過去の経験や技術資産を活かし、いま力を入れているのは「デジタルツイン」。すべての都市や町に対して物理空間に対応するバーチャル空間が存在し、どんな境遇の人でもアバターを使って、どこへでも思い通りに、そして低コストで訪れることができる……そんな未来をつくりたいです。
例えば、個人都合や社会情勢でリアルな旅行ができないときには、バーチャル空間の『ツインシティ』に旅をして、リアル空間からアバターを見ている現地の人と話したりできれば、行った気分になれるじゃないですか。で、いざ行けるようになったらリアルでも行けばいい。その未来が見えたのがワントゥーテンの今回の進化ですね」
経営者の意識を持つようになって20年。澤邊芳明はどこにゴールを設定しているのだろうか。

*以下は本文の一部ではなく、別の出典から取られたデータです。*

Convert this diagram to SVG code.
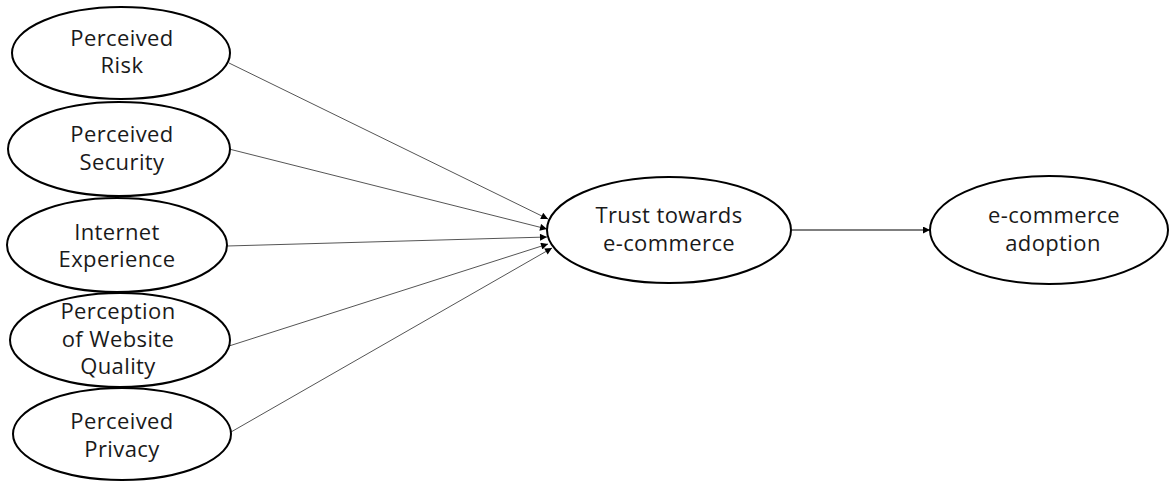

「それはやっぱり、僕がいなくても全スタッフがビジョンを体現できるようになることですね。あとはワントゥーテンを誰もが知っている会社にしたいです。これまでは『隠れた名店』でしたけど、それはもういいかなって」
澤邊芳明(さわべ・よしあき)◎1973年東京都生まれ。関西の奈良市で育ち、国立大学法人京都工芸繊維大学卒業。1→10(ワントゥーテン)代表取締役社長CEO。18歳でバイク事故に遭い、手足をいっさい動かせないなか、独学でパソコン技術を習得。大学復学後の24歳で創業。総勢約120名からなる1→10は、現在、XRとAIに強みを持つクリエイティブカンパニーとして注目されている。一般社団法人日本ボッチャ協会代表理事、公益財団法人東京オリンピック・パラリンピック競技大会組織委員会アドバイザーなどを務める。初の著書「ポジティブスイッチ 絶望からの思考革命」を8月1日に小学館から発売予定。